* [Extracted material]:
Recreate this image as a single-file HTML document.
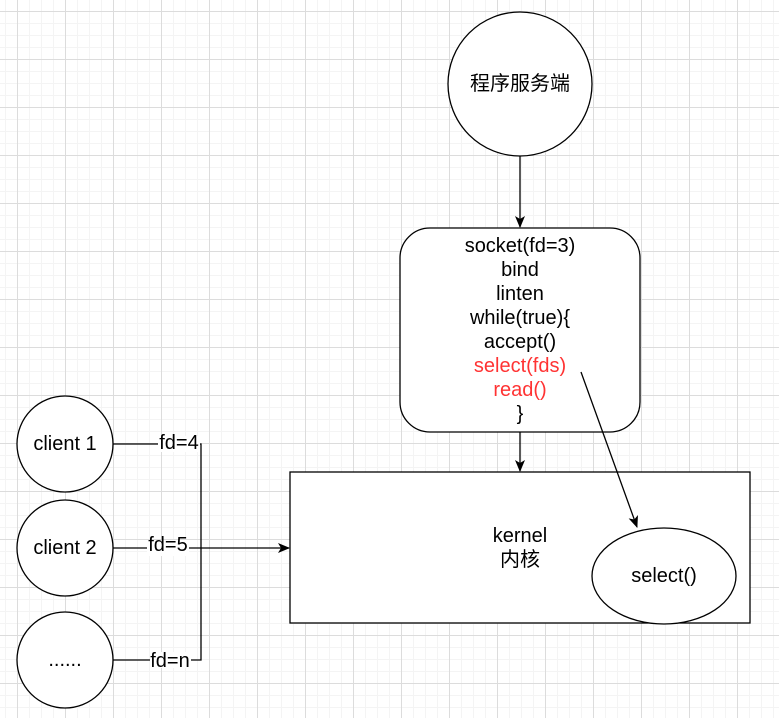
<!DOCTYPE html>
<html><head><meta charset="utf-8"><style>
html,body{margin:0;padding:0;}
body{width:779px;height:718px;overflow:hidden;background:#fff;
background-image:
linear-gradient(#dcdcdc 1px,transparent 1px),
linear-gradient(90deg,#dcdcdc 1px,transparent 1px),
linear-gradient(#f4f4f4 1px,transparent 1px),
linear-gradient(90deg,#f4f4f4 1px,transparent 1px);
background-size:48px 48px,48px 48px,12px 12px,12px 12px;
background-position:0 11px,17px 0,0 11px,17px 0;}
svg{position:absolute;left:0;top:0;}
text{font-family:"Liberation Sans","Noto Sans CJK SC",sans-serif;font-size:20px;text-anchor:middle;dominant-baseline:central;}
</style></head><body>
<svg width="779" height="718" viewBox="0 0 779 718">
<defs><marker id="a" viewBox="0 0 12 12" refX="11" refY="6" markerWidth="12" markerHeight="12" markerUnits="userSpaceOnUse" orient="auto"><path d="M0,1 L12,6 L0,11 L3,6 Z" fill="#000"/></marker></defs>
<g stroke="#000" stroke-width="1.3" fill="#fff">
<circle cx="520" cy="84" r="72"/>
<rect x="400" y="228" width="240" height="204" rx="30"/>
<rect x="290" y="472" width="460" height="151"/>
<ellipse cx="664" cy="576" rx="72" ry="48"/>
<circle cx="65" cy="444" r="48"/>
<circle cx="65" cy="548" r="48"/>
<circle cx="65" cy="660" r="48"/>
</g>
<g stroke="#000" stroke-width="1.3" fill="none">
<line x1="520" y1="156" x2="520" y2="227" marker-end="url(#a)"/>
<line x1="520" y1="432" x2="520" y2="471" marker-end="url(#a)"/>
<line x1="581" y1="372" x2="637" y2="527" marker-end="url(#a)"/>
<polyline points="113,444 201,444 201,660 113,660"/>
<line x1="113" y1="548" x2="289" y2="548" marker-end="url(#a)"/>
</g>
<g fill="#fff">
<rect x="158" y="436" width="42" height="16"/>
<rect x="147" y="540" width="42" height="16"/>
<rect x="150" y="652" width="41" height="16"/>
</g>
<text x="520" y="84">程序服务端</text>
<text x="520" y="246">socket(fd=3)</text>
<text x="520" y="270">bind</text>
<text x="520" y="294">linten</text>
<text x="520" y="318">while(true){</text>
<text x="520" y="342">accept()</text>
<text x="520" y="366" fill="#ff3333">select(fds)</text>
<text x="520" y="390" fill="#ff3333">read()</text>
<text x="520" y="414">}</text>
<text x="520" y="536">kernel</text>
<text x="520" y="560">内核</text>
<text x="664" y="576">select()</text>
<text x="65" y="444">client 1</text>
<text x="65" y="548">client 2</text>
<text x="65" y="660">......</text>
<text x="179" y="443">fd=4</text>
<text x="168" y="545">fd=5</text>
<text x="170" y="661">fd=n</text>
</svg>
</body></html>
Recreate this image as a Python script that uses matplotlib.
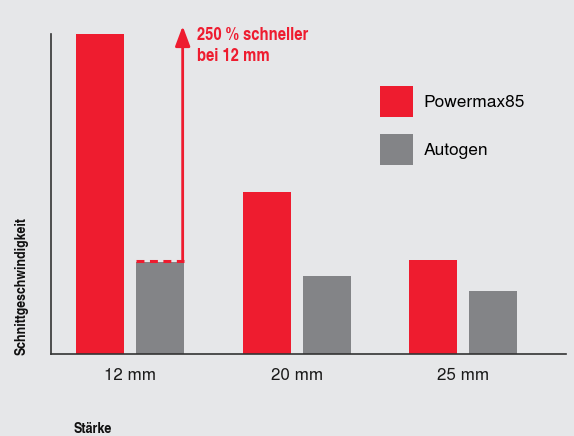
import matplotlib
matplotlib.use("Agg")
import matplotlib.pyplot as plt
import matplotlib.transforms as mtransforms
import numpy as np

categories = ["12 mm", "20 mm", "25 mm"]
powermax = [3.48, 1.76, 1.02]
autogen = [1.00, 0.85, 0.68]
series_names = ["Powermax85", "Autogen"]
annot_text = "250 % schneller\nbei 12 mm"
ylabel = "Schnittgeschwindigkeit"
xlabel = "Stärke"

COND = ['TeX Gyre Heros Cn', 'DejaVu Sans']
REG = ['TeX Gyre Heros', 'Liberation Sans', 'DejaVu Sans']
RED = "#ee1c2f"
GREY = "#838487"
BG = "#e6e7e9"

fig = plt.figure(figsize=(5.74, 4.36), dpi=100, facecolor=BG)
ax = fig.add_axes([51/574, (436-354)/436, (566-51)/574, 320/436])
ax.set_facecolor(BG)

x = np.arange(len(categories))
w = 0.288
off = 0.18
ax.bar(x - off, powermax, width=w, color=RED, label=series_names[0], zorder=2)
ax.bar(x + off, autogen, width=w, color=GREY, label=series_names[1], zorder=2)

ax.set_xlim(-0.474, 2.616)
ax.set_ylim(0, powermax[0])
ax.set_xticks(x)
ax.set_xticklabels(categories, fontsize=12.3, family=REG, color="#1a1a1a")
ax.tick_params(axis='x', length=0, pad=10)
ax.set_yticks([])
for s in ['top', 'right']:
    ax.spines[s].set_visible(False)
for s in ['left', 'bottom']:
    ax.spines[s].set_color("#333333")
    ax.spines[s].set_linewidth(1.2)

# dashed line on top of autogen 12 mm bar (sits just above the bar)
up = mtransforms.offset_copy(ax.transData, fig=fig, x=0, y=1.5, units='dots')
ax.plot([0 + off - w/2, 0 + off + w/2], [autogen[0], autogen[0]], color=RED,
        lw=2.2, dashes=(2.6, 1.8), zorder=3, solid_capstyle='butt',
        dash_capstyle='butt', transform=up)
# arrow
ax_x = 0 + off + w/2 - 0.008
ax.annotate("", xy=(ax_x, powermax[0] * 1.02), xytext=(ax_x, autogen[0]),
            xycoords=up, textcoords=up,
            arrowprops=dict(arrowstyle="-|>,head_length=1.2,head_width=0.45",
                            color=RED, lw=2, shrinkA=0, shrinkB=0),
            annotation_clip=False, zorder=4)
ax.text(ax_x + 0.085, powermax[0] * 1.022, annot_text, color=RED, fontsize=13,
        family=COND, fontweight='bold', va='top', ha='left', linespacing=1.3)

# legend
leg = ax.legend(loc='upper left', bbox_to_anchor=(0.625, 0.859), frameon=False,
                prop={'family': REG, 'size': 12.5},
                handlelength=1.9, handleheight=2.37, handletextpad=0.63,
                labelspacing=0.98, borderaxespad=0)

fig.text(22/574, 1 - 355/436, ylabel, rotation=90, ha='center', va='bottom',
         fontsize=10.8, family=COND, fontweight='bold', color="#111111")
fig.text(74/574, 1 - 422/436, xlabel, ha='left', va='top',
         fontsize=11, family=COND, fontweight='bold', color="#111111")

fig.savefig("out.png", dpi=100, facecolor=BG)
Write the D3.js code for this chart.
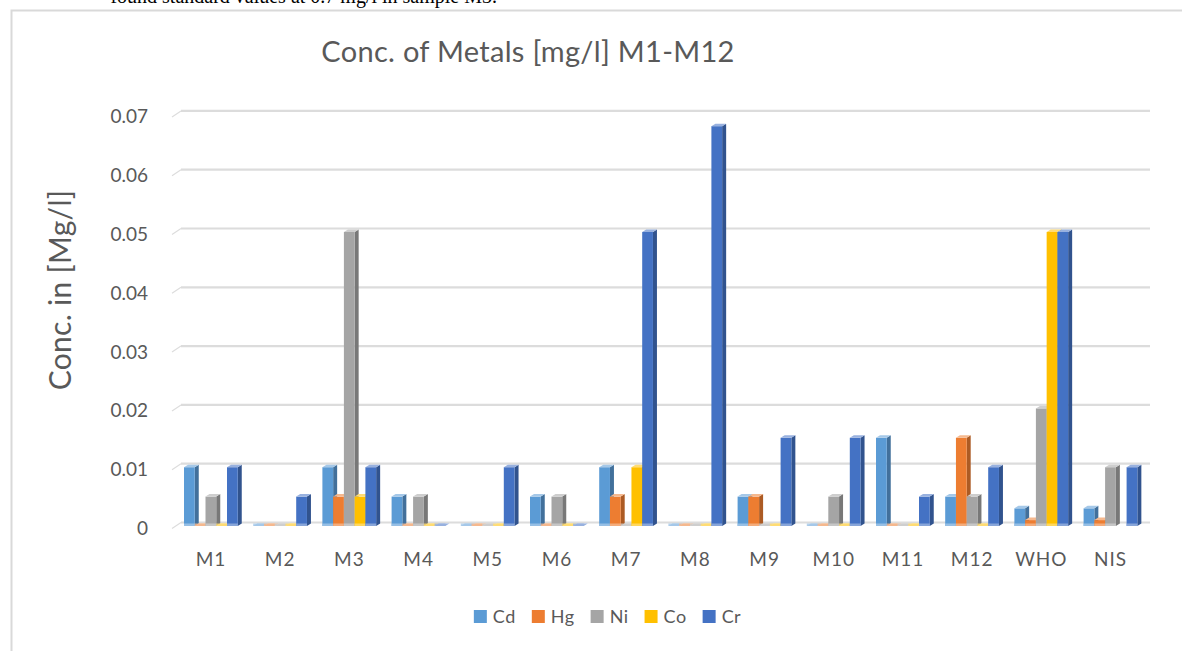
<!DOCTYPE html>
<meta charset="utf-8">
<script src="https://d3js.org/d3.v7.min.js"></script>
<style>
  body { margin: 0; background: #fff; }
  svg text { font-family: Lato, "Open Sans", sans-serif; fill: #595959; }
</style>
<body>
<div id="viz"></div>
<script>
// data
const categories = ["M1", "M2", "M3", "M4", "M5", "M6", "M7", "M8", "M9", "M10", "M11", "M12", "WHO", "NIS"];
const metals = ["Cd", "Hg", "Ni", "Co", "Cr"];
const cd = [0.01, 0, 0.01, 0.005, 0, 0.005, 0.01, 0, 0.005, 0, 0.015, 0.005, 0.003, 0.003];
const hg = [0, 0, 0.005, 0, 0, 0, 0.005, 0, 0.005, 0, 0, 0.015, 0.001, 0.001];
const ni = [0.005, 0, 0.05, 0.005, 0, 0.005, 0, 0, 0, 0.005, 0, 0.005, 0.02, 0.01];
const co = [0, 0, 0.005, 0, 0, 0, 0.01, 0, 0, 0, 0, 0, 0.05, null];
const cr = [0.01, 0.005, 0.01, 0, 0.01, 0, 0.05, 0.068, 0.015, 0.015, 0.005, 0.01, 0.05, 0.01];
const yTicks = [0, 0.01, 0.02, 0.03, 0.04, 0.05, 0.06, 0.07];
const colors = ["#5B9BD5", "#ED7D31", "#A5A5A5", "#FFC000", "#4472C4"];

const seriesValues = [cd, hg, ni, co, cr];

const W = 1182, H = 651;
const svg = d3.select("#viz").append("svg")
    .attr("width", W).attr("height", H);

// line of page text above the chart, cut off by the top edge as in the picture
svg.append("text")
    .attr("x", 497).attr("y", 3)
    .attr("text-anchor", "end")
    .style("font-family", "'Liberation Serif', serif")
    .style("font-size", "20px")
    .style("fill", "#000")
    .text("found standard values at 0.7 mg/l in sample M3.");

// chart border
svg.append("path")
    .attr("d", `M11.5,${H} V10.5 H${W}`)
    .attr("fill", "none")
    .attr("stroke", "#d9d9d9")
    .attr("stroke-width", 2);

// scales
const x = d3.scaleBand().domain(categories).range([177.4, 1146.2]);
const x1 = d3.scaleBand().domain(metals).range([0, 53.75]);
const y = d3.scaleLinear().domain([0, 0.07]).range([526, 114.4]);
const color = d3.scaleOrdinal().domain(metals).range(colors);

const gridL = 181, gridR = 1150;

// gridlines with small 3D wall stub
const grid = svg.append("g");
yTicks.forEach(v => {
  const gy = y(v) - 3.5;
  grid.append("line")
      .attr("x1", gridL).attr("x2", gridR)
      .attr("y1", gy).attr("y2", gy)
      .attr("stroke", "#dcdcdc").attr("stroke-width", 2.2);
  grid.append("line")
      .attr("x1", 172).attr("x2", gridL)
      .attr("y1", gy + 6).attr("y2", gy)
      .attr("stroke", "#dcdcdc").attr("stroke-width", 1.2);
});

// y tick labels
svg.append("g").selectAll("text")
  .data(yTicks)
  .join("text")
    .attr("x", 148)
    .attr("y", d => y(d) + 9)
    .attr("text-anchor", "end")
    .style("font-size", "19px")
    .text(d => d === 0 ? "0" : d3.format(".2f")(d));

// x labels
svg.append("g").selectAll("text")
  .data(categories)
  .join("text")
    .attr("x", d => x(d) + x.bandwidth() / 2 - 1)
    .attr("y", 566)
    .attr("text-anchor", "middle")
    .style("font-size", "19px")
    .style("letter-spacing", "1px")
    .text(d => d);

// bars as pseudo-3D columns
const dx = 4, dy = 2.5, bw = 10.75;
const offset = (x.bandwidth() - 56) / 2;
const bars = [];
categories.forEach((c, i) => {
  metals.forEach((m, j) => {
    const v = seriesValues[j][i];
    if (v === null) return;
    bars.push({cat: c, key: m, value: v});
  });
});

const barG = svg.append("g");
bars.forEach(d => {
  const x0 = x(d.cat) + offset + x1(d.key);
  const xe = x0 + bw;
  const top = y(d.value);
  const base = y(0);
  const col = color(d.key);
  const side = d3.color(col).darker(0.9).formatHex();
  const lite = d3.interpolateRgb(col, "#ffffff")(0.45);
  const g = barG.append("g");
  // right side face
  g.append("path")
      .attr("d", `M${xe},${top} L${xe + dx},${top - dy} L${xe + dx},${base - dy} L${xe},${base} Z`)
      .attr("fill", side);
  // front face
  g.append("rect")
      .attr("x", x0).attr("y", top)
      .attr("width", bw).attr("height", base - top)
      .attr("fill", col);
  // top face
  g.append("path")
      .attr("d", `M${x0},${top} L${x0 + dx},${top - dy} L${xe + dx},${top - dy} L${xe},${top} Z`)
      .attr("fill", lite);
  // lighter floor strip
  g.append("rect")
      .attr("x", x0).attr("y", base - 2.5)
      .attr("width", bw).attr("height", 2.5)
      .attr("fill", lite).attr("opacity", 0.8);
});

// title
svg.append("text")
    .attr("x", 528).attr("y", 62)
    .attr("text-anchor", "middle")
    .style("font-size", "29px")
    .style("letter-spacing", "0.3px")
    .text("Conc. of Metals [mg/l] M1-M12");

// y axis title
svg.append("text")
    .attr("transform", "translate(71,290) rotate(-90)")
    .attr("text-anchor", "middle")
    .style("font-size", "30px")
    .style("letter-spacing", "0.3px")
    .text("Conc. in [Mg/l]");

// legend
const legend = svg.append("g");
let lx = 0;
metals.forEach(m => {
  const g = legend.append("g");
  g.append("rect")
      .attr("x", 0).attr("y", -13)
      .attr("width", 13).attr("height", 13)
      .attr("fill", color(m));
  const t = g.append("text")
      .attr("x", 19).attr("y", 0)
      .style("font-size", "18px")
      .style("letter-spacing", "0.5px")
      .text(m);
  const w = 19 + t.node().getComputedTextLength();
  g.attr("transform", `translate(${lx},623)`);
  lx += w + 16;
});
const totalW = lx - 16;
legend.attr("transform", `translate(${607.5 - totalW / 2},0)`);
</script>
</body>
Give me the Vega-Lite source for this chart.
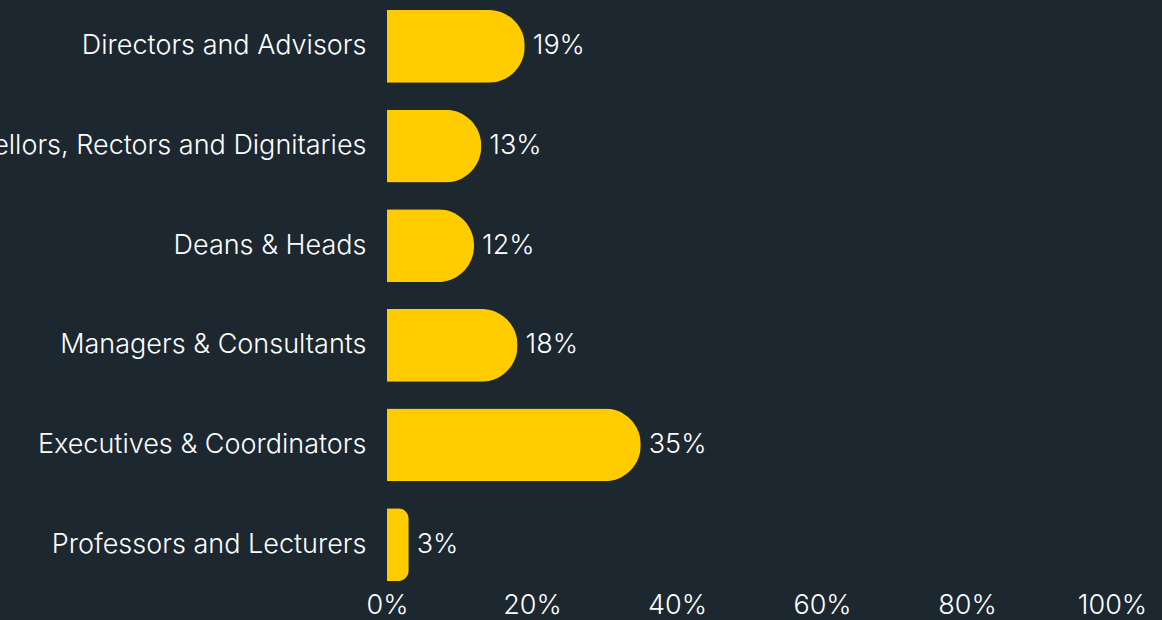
{
  "$schema": "https://vega.github.io/schema/vega-lite/v6.json",
  "autosize": {"type": "none"},
  "padding": {"left": 387, "top": 0, "right": 50, "bottom": 29},
  "width": 725,
  "height": 591,
  "background": "#1c2730",
  "config": {
    "view": {"stroke": null},
    "font": "Inter",
    "axis": {"labelFont": "Inter", "labelFontWeight": 300, "labelColor": "#ffffff", "labelFontSize": 27, "domain": false, "ticks": false, "grid": false, "title": null}
  },
  "data": {
    "values": [
      {"role": "Directors and Advisors", "pct": 19},
      {"role": "Vice-Chancellors, Rectors and Dignitaries", "pct": 13},
      {"role": "Deans & Heads", "pct": 12},
      {"role": "Managers & Consultants", "pct": 18},
      {"role": "Executives & Coordinators", "pct": 35},
      {"role": "Professors and Lecturers", "pct": 3}
    ]
  },
  "encoding": {
    "y": {
      "field": "role", "type": "nominal", "sort": null,
      "scale": {"paddingInner": 0.27, "paddingOuter": 0.1},
      "axis": {"labelPadding": 21, "labelLimit": 1000}
    },
    "x": {
      "field": "pct", "type": "quantitative",
      "scale": {"domain": [0, 100], "nice": false},
      "axis": {"values": [0, 20, 40, 60, 80, 100], "labelExpr": "datum.value + '%'", "labelPadding": 1, "labelFlush": false}
    }
  },
  "layer": [
    {"mark": {"type": "bar", "color": "#ffcc00", "cornerRadiusEnd": 36}},
    {
      "mark": {"type": "text", "align": "left", "baseline": "middle", "dx": 8, "fontSize": 27, "fontWeight": 300, "font": "Inter", "color": "#ffffff", "text": {"expr": "datum.pct + '%'"}}
    }
  ]
}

* [What the task asks]:
Spot every line that holds "image" and copy it.

* [Response to this exercise]:
Recreate this image as a single-file HTML document.
background-image:
Recreate this image as a Python script that uses matplotlib.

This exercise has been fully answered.